## [Problem statement]
All of the data should be repeated exactly; pictures are not part of the copy.

## [Data lines]
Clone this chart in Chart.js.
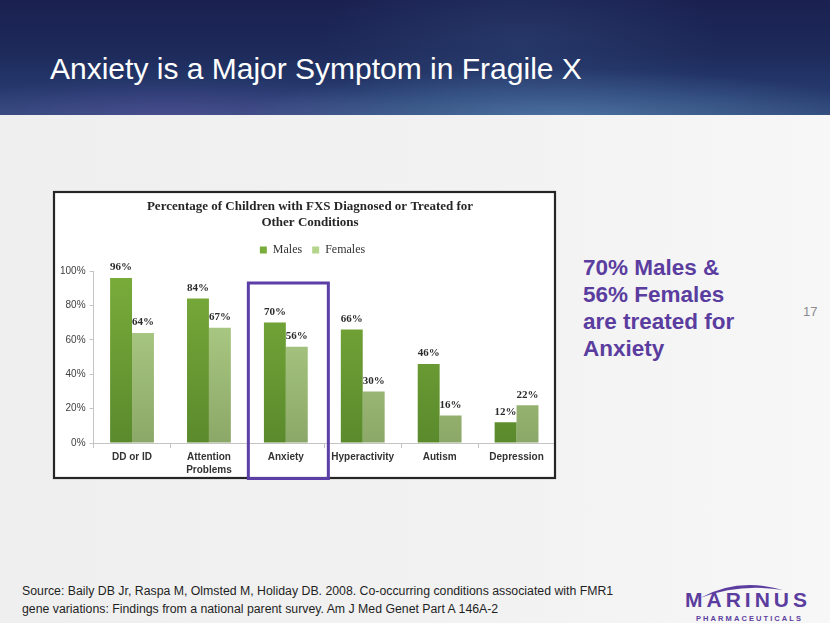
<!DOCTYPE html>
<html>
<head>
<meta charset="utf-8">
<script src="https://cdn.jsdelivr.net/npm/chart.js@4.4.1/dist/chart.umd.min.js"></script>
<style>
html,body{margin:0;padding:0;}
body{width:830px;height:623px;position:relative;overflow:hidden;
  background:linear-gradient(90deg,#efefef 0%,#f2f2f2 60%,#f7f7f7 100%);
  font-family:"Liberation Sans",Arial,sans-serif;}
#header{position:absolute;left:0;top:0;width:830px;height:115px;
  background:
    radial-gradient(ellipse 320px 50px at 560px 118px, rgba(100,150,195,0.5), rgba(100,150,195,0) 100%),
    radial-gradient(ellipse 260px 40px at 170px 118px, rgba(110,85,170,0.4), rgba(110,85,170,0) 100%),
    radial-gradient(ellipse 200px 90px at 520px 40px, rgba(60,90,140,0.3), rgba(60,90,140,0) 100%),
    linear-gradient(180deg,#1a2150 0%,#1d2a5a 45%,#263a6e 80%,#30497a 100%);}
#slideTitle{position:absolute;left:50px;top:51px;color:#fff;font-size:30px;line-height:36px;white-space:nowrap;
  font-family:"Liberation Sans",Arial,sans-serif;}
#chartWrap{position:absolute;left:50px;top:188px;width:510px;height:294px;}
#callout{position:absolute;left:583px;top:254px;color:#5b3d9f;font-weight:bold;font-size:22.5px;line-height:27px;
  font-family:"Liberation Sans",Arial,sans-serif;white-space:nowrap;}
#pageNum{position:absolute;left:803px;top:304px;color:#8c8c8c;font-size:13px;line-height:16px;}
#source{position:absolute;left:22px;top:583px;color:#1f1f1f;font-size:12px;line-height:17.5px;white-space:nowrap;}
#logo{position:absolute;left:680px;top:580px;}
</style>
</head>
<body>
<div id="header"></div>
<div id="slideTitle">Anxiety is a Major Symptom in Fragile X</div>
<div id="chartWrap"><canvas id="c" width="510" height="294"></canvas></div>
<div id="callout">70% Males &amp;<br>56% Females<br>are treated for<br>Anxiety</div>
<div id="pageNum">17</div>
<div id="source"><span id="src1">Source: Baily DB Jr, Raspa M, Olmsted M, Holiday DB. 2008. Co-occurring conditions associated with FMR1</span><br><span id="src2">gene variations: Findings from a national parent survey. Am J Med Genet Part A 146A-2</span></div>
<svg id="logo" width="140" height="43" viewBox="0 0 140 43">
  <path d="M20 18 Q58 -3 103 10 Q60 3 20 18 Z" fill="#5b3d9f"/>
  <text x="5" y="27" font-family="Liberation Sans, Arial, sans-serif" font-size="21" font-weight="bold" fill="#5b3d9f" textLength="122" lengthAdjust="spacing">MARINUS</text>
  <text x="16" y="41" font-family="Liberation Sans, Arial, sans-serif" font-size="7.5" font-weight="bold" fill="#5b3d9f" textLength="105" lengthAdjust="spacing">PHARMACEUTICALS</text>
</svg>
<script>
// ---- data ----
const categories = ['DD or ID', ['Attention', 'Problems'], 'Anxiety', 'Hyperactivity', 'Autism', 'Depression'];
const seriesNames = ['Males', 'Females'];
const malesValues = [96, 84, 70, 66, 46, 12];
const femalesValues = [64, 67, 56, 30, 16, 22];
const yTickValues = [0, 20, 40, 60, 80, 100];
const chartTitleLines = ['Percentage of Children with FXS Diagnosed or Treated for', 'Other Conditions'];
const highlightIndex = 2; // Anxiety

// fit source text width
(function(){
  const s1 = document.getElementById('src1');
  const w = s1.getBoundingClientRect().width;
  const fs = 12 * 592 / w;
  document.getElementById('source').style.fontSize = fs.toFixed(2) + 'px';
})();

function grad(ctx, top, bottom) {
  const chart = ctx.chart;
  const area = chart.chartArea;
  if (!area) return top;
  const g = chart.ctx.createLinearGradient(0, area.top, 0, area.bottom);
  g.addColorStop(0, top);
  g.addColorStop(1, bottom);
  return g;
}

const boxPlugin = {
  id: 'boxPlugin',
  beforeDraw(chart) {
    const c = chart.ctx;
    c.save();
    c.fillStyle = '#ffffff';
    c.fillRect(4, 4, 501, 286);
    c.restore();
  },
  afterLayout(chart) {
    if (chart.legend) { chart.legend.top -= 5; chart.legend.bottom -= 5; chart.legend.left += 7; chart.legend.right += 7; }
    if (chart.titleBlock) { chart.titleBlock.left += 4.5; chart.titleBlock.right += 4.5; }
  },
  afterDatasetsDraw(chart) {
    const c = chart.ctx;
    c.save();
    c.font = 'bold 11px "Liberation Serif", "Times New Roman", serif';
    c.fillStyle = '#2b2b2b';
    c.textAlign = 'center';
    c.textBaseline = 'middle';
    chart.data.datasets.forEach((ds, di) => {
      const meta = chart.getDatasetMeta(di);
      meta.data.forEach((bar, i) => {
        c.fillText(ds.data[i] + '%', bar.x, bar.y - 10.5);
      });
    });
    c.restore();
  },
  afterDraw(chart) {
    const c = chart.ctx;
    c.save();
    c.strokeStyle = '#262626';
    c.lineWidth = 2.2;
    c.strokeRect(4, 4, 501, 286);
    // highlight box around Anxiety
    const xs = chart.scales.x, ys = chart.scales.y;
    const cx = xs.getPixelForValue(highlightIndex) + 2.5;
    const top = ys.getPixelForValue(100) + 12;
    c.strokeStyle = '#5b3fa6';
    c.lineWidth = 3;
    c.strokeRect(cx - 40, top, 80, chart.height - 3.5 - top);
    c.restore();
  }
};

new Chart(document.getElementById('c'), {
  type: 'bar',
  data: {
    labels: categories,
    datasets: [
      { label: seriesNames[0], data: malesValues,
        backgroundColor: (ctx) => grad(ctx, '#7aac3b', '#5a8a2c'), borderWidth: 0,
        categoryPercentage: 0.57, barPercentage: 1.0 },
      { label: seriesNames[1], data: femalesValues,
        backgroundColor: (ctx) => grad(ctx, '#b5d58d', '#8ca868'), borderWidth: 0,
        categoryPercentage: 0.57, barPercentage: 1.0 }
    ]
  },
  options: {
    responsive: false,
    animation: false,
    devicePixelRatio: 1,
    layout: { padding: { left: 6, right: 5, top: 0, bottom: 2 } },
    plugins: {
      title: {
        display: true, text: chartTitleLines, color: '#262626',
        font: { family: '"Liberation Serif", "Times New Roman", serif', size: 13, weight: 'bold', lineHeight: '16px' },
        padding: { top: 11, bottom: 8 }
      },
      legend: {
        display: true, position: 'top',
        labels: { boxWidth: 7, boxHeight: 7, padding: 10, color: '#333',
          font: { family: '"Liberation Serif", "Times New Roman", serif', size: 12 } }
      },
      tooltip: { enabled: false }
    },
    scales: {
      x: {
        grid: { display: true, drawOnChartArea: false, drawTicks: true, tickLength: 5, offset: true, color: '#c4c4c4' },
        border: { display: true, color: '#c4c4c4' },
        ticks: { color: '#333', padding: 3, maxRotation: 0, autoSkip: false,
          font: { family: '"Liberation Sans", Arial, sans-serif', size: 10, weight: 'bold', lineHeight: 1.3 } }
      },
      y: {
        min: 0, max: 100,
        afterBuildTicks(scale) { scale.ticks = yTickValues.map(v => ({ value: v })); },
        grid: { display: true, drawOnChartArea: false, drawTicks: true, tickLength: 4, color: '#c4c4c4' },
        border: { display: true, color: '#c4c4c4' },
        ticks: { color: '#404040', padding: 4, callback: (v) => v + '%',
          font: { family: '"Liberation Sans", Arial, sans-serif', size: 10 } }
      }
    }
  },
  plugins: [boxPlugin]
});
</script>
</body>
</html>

## [Solution for this problem]
Clone this chart in Chart.js.
<!DOCTYPE html>
<html>
<head>
<meta charset="utf-8">
<script src="https://cdn.jsdelivr.net/npm/chart.js@4.4.1/dist/chart.umd.min.js"></script>
<style>
html,body{margin:0;padding:0;}
body{width:830px;height:623px;position:relative;overflow:hidden;
  background:linear-gradient(90deg,#efefef 0%,#f2f2f2 60%,#f7f7f7 100%);
  font-family:"Liberation Sans",Arial,sans-serif;}
#header{position:absolute;left:0;top:0;width:830px;height:115px;
  background:
    radial-gradient(ellipse 320px 50px at 560px 118px, rgba(100,150,195,0.5), rgba(100,150,195,0) 100%),
    radial-gradient(ellipse 260px 40px at 170px 118px, rgba(110,85,170,0.4), rgba(110,85,170,0) 100%),
    radial-gradient(ellipse 200px 90px at 520px 40px, rgba(60,90,140,0.3), rgba(60,90,140,0) 100%),
    linear-gradient(180deg,#1a2150 0%,#1d2a5a 45%,#263a6e 80%,#30497a 100%);}
#slideTitle{position:absolute;left:50px;top:51px;color:#fff;font-size:30px;line-height:36px;white-space:nowrap;
  font-family:"Liberation Sans",Arial,sans-serif;}
#chartWrap{position:absolute;left:50px;top:188px;width:510px;height:294px;}
#callout{position:absolute;left:583px;top:254px;color:#5b3d9f;font-weight:bold;font-size:22.5px;line-height:27px;
  font-family:"Liberation Sans",Arial,sans-serif;white-space:nowrap;}
#pageNum{position:absolute;left:803px;top:304px;color:#8c8c8c;font-size:13px;line-height:16px;}
#source{position:absolute;left:22px;top:583px;color:#1f1f1f;font-size:12px;line-height:17.5px;white-space:nowrap;}
#logo{position:absolute;left:680px;top:580px;}
</style>
</head>
<body>
<div id="header"></div>
<div id="slideTitle">Anxiety is a Major Symptom in Fragile X</div>
<div id="chartWrap"><canvas id="c" width="510" height="294"></canvas></div>
<div id="callout">70% Males &amp;<br>56% Females<br>are treated for<br>Anxiety</div>
<div id="pageNum">17</div>
<div id="source"><span id="src1">Source: Baily DB Jr, Raspa M, Olmsted M, Holiday DB. 2008. Co-occurring conditions associated with FMR1</span><br><span id="src2">gene variations: Findings from a national parent survey. Am J Med Genet Part A 146A-2</span></div>
<svg id="logo" width="140" height="43" viewBox="0 0 140 43">
  <path d="M20 18 Q58 -3 103 10 Q60 3 20 18 Z" fill="#5b3d9f"/>
  <text x="5" y="27" font-family="Liberation Sans, Arial, sans-serif" font-size="21" font-weight="bold" fill="#5b3d9f" textLength="122" lengthAdjust="spacing">MARINUS</text>
  <text x="16" y="41" font-family="Liberation Sans, Arial, sans-serif" font-size="7.5" font-weight="bold" fill="#5b3d9f" textLength="105" lengthAdjust="spacing">PHARMACEUTICALS</text>
</svg>
<script>
// ---- data ----
const categories = ['DD or ID', ['Attention', 'Problems'], 'Anxiety', 'Hyperactivity', 'Autism', 'Depression'];
const seriesNames = ['Males', 'Females'];
const malesValues = [96, 84, 70, 66, 46, 12];
const femalesValues = [64, 67, 56, 30, 16, 22];
const yTickValues = [0, 20, 40, 60, 80, 100];
const chartTitleLines = ['Percentage of Children with FXS Diagnosed or Treated for', 'Other Conditions'];
const highlightIndex = 2; // Anxiety

// fit source text width
(function(){
  const s1 = document.getElementById('src1');
  const w = s1.getBoundingClientRect().width;
  const fs = 12 * 592 / w;
  document.getElementById('source').style.fontSize = fs.toFixed(2) + 'px';
})();

function grad(ctx, top, bottom) {
  const chart = ctx.chart;
  const area = chart.chartArea;
  if (!area) return top;
  const g = chart.ctx.createLinearGradient(0, area.top, 0, area.bottom);
  g.addColorStop(0, top);
  g.addColorStop(1, bottom);
  return g;
}

const boxPlugin = {
  id: 'boxPlugin',
  beforeDraw(chart) {
    const c = chart.ctx;
    c.save();
    c.fillStyle = '#ffffff';
    c.fillRect(4, 4, 501, 286);
    c.restore();
  },
  afterLayout(chart) {
    if (chart.legend) { chart.legend.top -= 5; chart.legend.bottom -= 5; chart.legend.left += 7; chart.legend.right += 7; }
    if (chart.titleBlock) { chart.titleBlock.left += 4.5; chart.titleBlock.right += 4.5; }
  },
  afterDatasetsDraw(chart) {
    const c = chart.ctx;
    c.save();
    c.font = 'bold 11px "Liberation Serif", "Times New Roman", serif';
    c.fillStyle = '#2b2b2b';
    c.textAlign = 'center';
    c.textBaseline = 'middle';
    chart.data.datasets.forEach((ds, di) => {
      const meta = chart.getDatasetMeta(di);
      meta.data.forEach((bar, i) => {
        c.fillText(ds.data[i] + '%', bar.x, bar.y - 10.5);
      });
    });
    c.restore();
  },
  afterDraw(chart) {
    const c = chart.ctx;
    c.save();
    c.strokeStyle = '#262626';
    c.lineWidth = 2.2;
    c.strokeRect(4, 4, 501, 286);
    // highlight box around Anxiety
    const xs = chart.scales.x, ys = chart.scales.y;
    const cx = xs.getPixelForValue(highlightIndex) + 2.5;
    const top = ys.getPixelForValue(100) + 12;
    c.strokeStyle = '#5b3fa6';
    c.lineWidth = 3;
    c.strokeRect(cx - 40, top, 80, chart.height - 3.5 - top);
    c.restore();
  }
};

new Chart(document.getElementById('c'), {
  type: 'bar',
  data: {
    labels: categories,
    datasets: [
      { label: seriesNames[0], data: malesValues,
        backgroundColor: (ctx) => grad(ctx, '#7aac3b', '#5a8a2c'), borderWidth: 0,
        categoryPercentage: 0.57, barPercentage: 1.0 },
      { label: seriesNames[1], data: femalesValues,
        backgroundColor: (ctx) => grad(ctx, '#b5d58d', '#8ca868'), borderWidth: 0,
        categoryPercentage: 0.57, barPercentage: 1.0 }
    ]
  },
  options: {
    responsive: false,
    animation: false,
    devicePixelRatio: 1,
    layout: { padding: { left: 6, right: 5, top: 0, bottom: 2 } },
    plugins: {
      title: {
        display: true, text: chartTitleLines, color: '#262626',
        font: { family: '"Liberation Serif", "Times New Roman", serif', size: 13, weight: 'bold', lineHeight: '16px' },
        padding: { top: 11, bottom: 8 }
      },
      legend: {
        display: true, position: 'top',
        labels: { boxWidth: 7, boxHeight: 7, padding: 10, color: '#333',
          font: { family: '"Liberation Serif", "Times New Roman", serif', size: 12 } }
      },
      tooltip: { enabled: false }
    },
    scales: {
      x: {
        grid: { display: true, drawOnChartArea: false, drawTicks: true, tickLength: 5, offset: true, color: '#c4c4c4' },
        border: { display: true, color: '#c4c4c4' },
        ticks: { color: '#333', padding: 3, maxRotation: 0, autoSkip: false,
          font: { family: '"Liberation Sans", Arial, sans-serif', size: 10, weight: 'bold', lineHeight: 1.3 } }
      },
      y: {
        min: 0, max: 100,
        afterBuildTicks(scale) { scale.ticks = yTickValues.map(v => ({ value: v })); },
        grid: { display: true, drawOnChartArea: false, drawTicks: true, tickLength: 4, color: '#c4c4c4' },
        border: { display: true, color: '#c4c4c4' },
        ticks: { color: '#404040', padding: 4, callback: (v) => v + '%',
          font: { family: '"Liberation Sans", Arial, sans-serif', size: 10 } }
      }
    }
  },
  plugins: [boxPlugin]
});
</script>
</body>
</html>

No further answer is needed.